**INSTRUCTIONS TO FOLLOW**
Write out the full listing exactly as given, minus the images.

- - - - - - -

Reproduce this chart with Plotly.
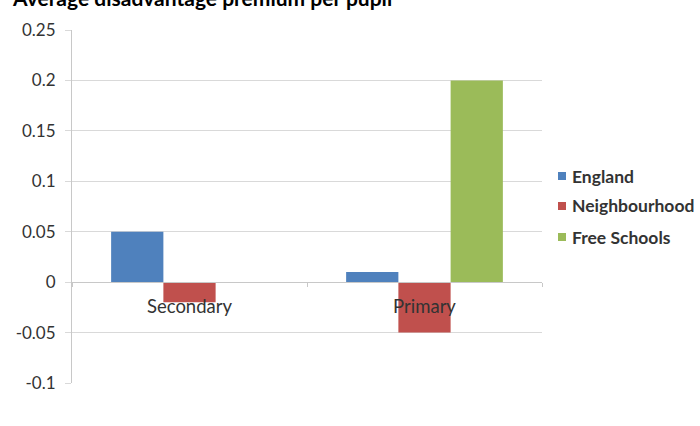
import plotly.graph_objects as go

categories = ["Secondary", "Primary"]
england = [0.05, 0.01]
neighbourhood = [-0.02, -0.05]
free_schools = [0, 0.2]
series_names = ["England", "Neighbourhood", "Free Schools"]
colors = ["#4F81BD", "#C0504D", "#9BBB59"]
y_ticks = [0.25, 0.2, 0.15, 0.1, 0.05, 0, -0.05, -0.1]
y_tick_labels = ["0.25", "0.2", "0.15", "0.1", "0.05", "0", "-0.05", "-0.1"]
title_text = "Average disadvantage premium per pupil"

W, H = 700, 426
L, R, T, B = 72, 158, 30, 43
PW, PH = W - L - R, H - T - B


def px_x(x):
    return (x - L) / PW


def px_y(y):
    return 1 - (y - T) / PH


fig = go.Figure()
for name, vals, c in zip(series_names, [england, neighbourhood, free_schools], colors):
    fig.add_trace(go.Bar(x=categories, y=vals, name=name, showlegend=False,
                         marker=dict(color=c, line=dict(width=0))))

ymin, ymax = -0.1, 0.25
zero_pos = (0 - ymin) / (ymax - ymin)

FONT = "Lato"
TXT = "#333333"

shapes = []
annotations = []
legend_rows = [176, 206, 237]
for name, c, yc in zip(series_names, colors, legend_rows):
    shapes.append(dict(type="rect", xref="paper", yref="paper",
                       x0=px_x(558), x1=px_x(566), y0=px_y(yc + 4), y1=px_y(yc - 4),
                       fillcolor=c, line=dict(width=0)))
    annotations.append(dict(text="<b>" + name + "</b>", xref="paper", yref="paper",
                            x=px_x(570), y=px_y(yc), xanchor="left", yanchor="middle",
                            showarrow=False, font=dict(size=17.5, color=TXT, family=FONT)))

annotations.append(dict(text="<b>" + title_text + "</b>", xref="paper", yref="paper",
                        x=px_x(10), y=px_y(12), xanchor="left", yanchor="bottom", showarrow=False,
                        font=dict(size=21, color="black", family=FONT)))

fig.update_layout(
    width=W, height=H,
    margin=dict(l=L, r=R, t=T, b=B),
    paper_bgcolor="white", plot_bgcolor="white",
    barmode="group", bargap=0.333, bargroupgap=0,
    font=dict(family=FONT, size=17, color=TXT),
    showlegend=False,
    xaxis=dict(anchor="free", position=zero_pos, showline=True, linecolor="#C8C8C8",
               linewidth=1, ticks="outside", ticklen=4, tickcolor="#C8C8C8",
               tickson="boundaries", showgrid=False, ticklabelstandoff=8,
               tickfont=dict(size=18.5, color=TXT, family=FONT)),
    yaxis=dict(range=[ymin, ymax], tickvals=y_ticks, ticktext=y_tick_labels,
               showgrid=True, gridcolor="#D9D9D9", gridwidth=1,
               showline=True, linecolor="#C8C8C8", linewidth=1,
               ticks="outside", ticklen=6, tickcolor="#D9D9D9",
               ticklabelstandoff=6,
               zeroline=False, tickfont=dict(size=17, color=TXT, family=FONT)),
    shapes=shapes,
    annotations=annotations,
)

fig.write_html("out.html")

- - - - - - -

**EXERCISE RESPONSE**
Reproduce this chart with Plotly.
import plotly.graph_objects as go

categories = ["Secondary", "Primary"]
england = [0.05, 0.01]
neighbourhood = [-0.02, -0.05]
free_schools = [0, 0.2]
series_names = ["England", "Neighbourhood", "Free Schools"]
colors = ["#4F81BD", "#C0504D", "#9BBB59"]
y_ticks = [0.25, 0.2, 0.15, 0.1, 0.05, 0, -0.05, -0.1]
y_tick_labels = ["0.25", "0.2", "0.15", "0.1", "0.05", "0", "-0.05", "-0.1"]
title_text = "Average disadvantage premium per pupil"

W, H = 700, 426
L, R, T, B = 72, 158, 30, 43
PW, PH = W - L - R, H - T - B


def px_x(x):
    return (x - L) / PW


def px_y(y):
    return 1 - (y - T) / PH


fig = go.Figure()
for name, vals, c in zip(series_names, [england, neighbourhood, free_schools], colors):
    fig.add_trace(go.Bar(x=categories, y=vals, name=name, showlegend=False,
                         marker=dict(color=c, line=dict(width=0))))

ymin, ymax = -0.1, 0.25
zero_pos = (0 - ymin) / (ymax - ymin)

FONT = "Lato"
TXT = "#333333"

shapes = []
annotations = []
legend_rows = [176, 206, 237]
for name, c, yc in zip(series_names, colors, legend_rows):
    shapes.append(dict(type="rect", xref="paper", yref="paper",
                       x0=px_x(558), x1=px_x(566), y0=px_y(yc + 4), y1=px_y(yc - 4),
                       fillcolor=c, line=dict(width=0)))
    annotations.append(dict(text="<b>" + name + "</b>", xref="paper", yref="paper",
                            x=px_x(570), y=px_y(yc), xanchor="left", yanchor="middle",
                            showarrow=False, font=dict(size=17.5, color=TXT, family=FONT)))

annotations.append(dict(text="<b>" + title_text + "</b>", xref="paper", yref="paper",
                        x=px_x(10), y=px_y(12), xanchor="left", yanchor="bottom", showarrow=False,
                        font=dict(size=21, color="black", family=FONT)))

fig.update_layout(
    width=W, height=H,
    margin=dict(l=L, r=R, t=T, b=B),
    paper_bgcolor="white", plot_bgcolor="white",
    barmode="group", bargap=0.333, bargroupgap=0,
    font=dict(family=FONT, size=17, color=TXT),
    showlegend=False,
    xaxis=dict(anchor="free", position=zero_pos, showline=True, linecolor="#C8C8C8",
               linewidth=1, ticks="outside", ticklen=4, tickcolor="#C8C8C8",
               tickson="boundaries", showgrid=False, ticklabelstandoff=8,
               tickfont=dict(size=18.5, color=TXT, family=FONT)),
    yaxis=dict(range=[ymin, ymax], tickvals=y_ticks, ticktext=y_tick_labels,
               showgrid=True, gridcolor="#D9D9D9", gridwidth=1,
               showline=True, linecolor="#C8C8C8", linewidth=1,
               ticks="outside", ticklen=6, tickcolor="#D9D9D9",
               ticklabelstandoff=6,
               zeroline=False, tickfont=dict(size=17, color=TXT, family=FONT)),
    shapes=shapes,
    annotations=annotations,
)

fig.write_html("out.html")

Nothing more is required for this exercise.